L’Università di Catania ha da molto tempo posto l’attenzione a questa complessità, fin dai primi anni Novanta, quando furono pubblicati libri come quello di Antonino Garufi, "Diario di un deportato", a cura di Felice Rappazzo e Nino Recupero (Gelka, Palermo, 1990); o quello di Nunzio Di Francesco, "Il costo della libertà", che ebbe poi altre più accurate edizioni (l’ultima: Bonanno, Acireale, 2007). Nel 1996, rettore Rizzarelli, il loggiato del Palazzo Centrale dell'Università di Catania e l’aula magna ospitarono la mostra "La libération des camps et le retour des déportés" approntata dall'Università di Versailles Saint Quentin-en-Yvelines; contestualmente fu avviata un'indagine sui deportati siciliani.

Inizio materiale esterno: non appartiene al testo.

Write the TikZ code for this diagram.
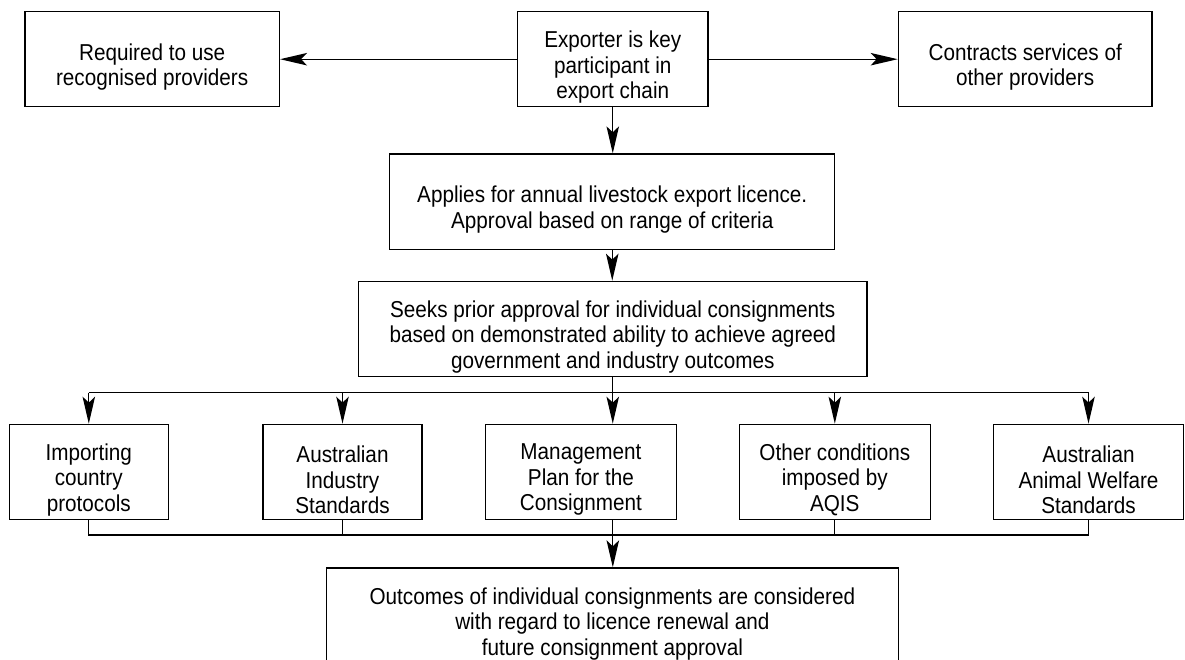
\documentclass[tikz,border=0pt]{standalone}
\usepackage{fontspec}
\setmainfont{Liberation Sans}[FakeStretch=0.9]
\usetikzlibrary{arrows.meta}
\tikzset{
  txt/.style={align=center, inner sep=0pt, font=\fontsize{23}{25.5}\selectfont},
  box/.style={draw, line width=1.3pt, inner sep=0pt},
  says/.style={label={[txt, yshift=-8pt]center:{#1}}},
  link/.style={line width=1.3pt},
  arr/.style={link, -{Stealth[length=27pt, width=12.5pt, inset=6pt]}},
}
\begin{document}
\begin{tikzpicture}[x=1pt, y=-1pt]
\useasboundingbox (0,0) rectangle (1185,659);

% top row
\node[box, minimum width=254.5pt, minimum height=95pt,
  says={Required to use\\recognised providers}] (req) at (152.15,59.2) {};
\node[box, minimum width=190.7pt, minimum height=95pt,
  says={Exporter is key\\participant in\\export chain}] (exp) at (612.75,59.2) {};
\node[box, minimum width=253.8pt, minimum height=95pt,
  says={Contracts services of\\other providers}] (con) at (1025.2,59.2) {};

% licence and consignment approval
\node[box, minimum width=445.1pt, minimum height=95.3pt,
  says={Applies for annual livestock export licence.\\Approval based on range of criteria}] (app) at (612.25,201.65) {};
\node[box, minimum width=508.5pt, minimum height=95.4pt,
  says={Seeks prior approval for individual consignments\\based on demonstrated ability to achieve agreed\\government and industry outcomes}] (seek) at (612.75,329) {};

% requirement boxes
\node[box, minimum width=159.2pt, minimum height=95pt,
  says={Importing\\country\\protocols}] (c1) at (88.8,471.8) {};
\node[box, minimum width=159.2pt, minimum height=95pt,
  says={Australian\\Industry\\Standards}] (c2) at (342.5,471.8) {};
\node[box, minimum width=191.2pt, minimum height=95pt,
  says={Management\\Plan for the\\Consignment}] (c3) at (580.9,471.8) {};
\node[box, minimum width=191pt, minimum height=95pt,
  says={Other conditions\\imposed by\\AQIS}] (c4) at (834.8,471.8) {};
\node[box, minimum width=190.6pt, minimum height=95pt,
  says={Australian\\Animal Welfare\\Standards}] (c5) at (1088.5,471.8) {};

% outcome box, running off the lower edge
\node[box, minimum width=571.9pt, minimum height=160pt, anchor=north] (outbox) at (612.35,567.3) {};
\node[txt] (out) at (612.35,624)
  {Outcomes of individual consignments are considered\\with regard to licence renewal and\\future consignment approval};

% bus lines
\coordinate (busT) at (0,392.5);
\coordinate (busB) at (0,535);
\coordinate (m3) at (612.8,0);

% connectors
\draw[arr] (exp.west) -- (req.east);
\draw[arr] (exp.east) -- (con.west);
\draw[arr] (exp.south) -- (exp.south |- app.north);
\draw[arr] (app.south) -- (app.south |- seek.north);
\draw[arr] (seek.south) -- (seek.south |- c3.north);
\draw[link] (c1.north |- busT) -- (c5.north |- busT);
\draw[arr] (c1.north |- busT) -- (c1.north);
\draw[arr] (c2.north |- busT) -- (c2.north);
\draw[arr] (c4.north |- busT) -- (c4.north);
\draw[arr] (c5.north |- busT) -- (c5.north);

\draw[link] (c1.south) -- (c1.south |- busB) -- (c5.south |- busB) -- (c5.south);
\draw[link] (c2.south) -- (c2.south |- busB);
\draw[link] (c4.south) -- (c4.south |- busB);
\draw[arr] (m3 |- c3.south) -- (m3 |- outbox.north);
\end{tikzpicture}
\end{document}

Appariva una novità poiché quando l’Italia era stata inclusa nel sistema concentrazionario tedesco, dopo l’8 settembre e la nascita della Repubblica Sociale Italiana, la Sicilia e buona parte del nostro Sud erano sotto il controllo degli eserciti Alleati. Per questo motivo i deportati siciliani erano nella totalità deportati politici, militari in servizio in Nord Italia e in quelle che erano state le zone d’occupazione italiana (Grecia, Jugoslavia, Francia), passati alla Resistenza e catturati come partigiani. La deportazione era l’applicazione di una pena di morte lenta e penosa, spaventosa, e per giunta redditizia per il Reich, dal momento che quei giovani sarebbero diventati forza lavoro al basso costo di una brodaglia di rape giornaliera, fino all’esaurimento delle forze. La ricerca portò a un primo censimento e alla ricostruzione delle storie di 761 deportati siciliani (Giovanna D’Amico, I siciliani deportati nei campi di concentramento e di sterminio nazisti, Sellerio, Palermo, 2006).
Oggi, attraverso le letture di Domenico Gennaro e di Ezio Donato proponiamo alcuni brani delle memorie di Garufi e Di Francesco, quest’ultimo spesso presente nelle giornate universitarie del 27 gennaio. Il commento musicale, curato da Riccardo Insolia, comprende i brani “Vier Stücke” (Alan Berg), "Abîme des oiseaux" (Olivier Messiaen), "Lam" (Giovanni Sollima) e "Klezmer Dance" (Göran Fröst / Giora Feidman).
Proponiamo inoltre un breve ricordo di Carmelo Salanitro, la cui storia di deportazione è singolare. Era un docente di latino e greco al Liceo Cutelli di Catania, un cattolico pacifista che sentì il dovere di opporsi alla guerra nel 1940 diffondendo bigliettini dai toni profetici: “Il fascismo ha scatenato senza motivo una guerra criminosa, ove i nostri figli e fratelli trovano la morte. Siciliani, non combattiamo. Viva la Pace e la Libertà”. Scoperto, Salanitro fu condannato a 18 anni di reclusione dal Tribunale speciale per la difesa dello Stato. Rimase in prigione anche dopo la caduta del fascismo e fu consegnato ai tedeschi dopo l’8 settembre. Cominciò così una peregrinazione nei campi di sterminio fino al 24 aprile 1945, quando fu avviato alla camera a gas del lager di Mauthausen.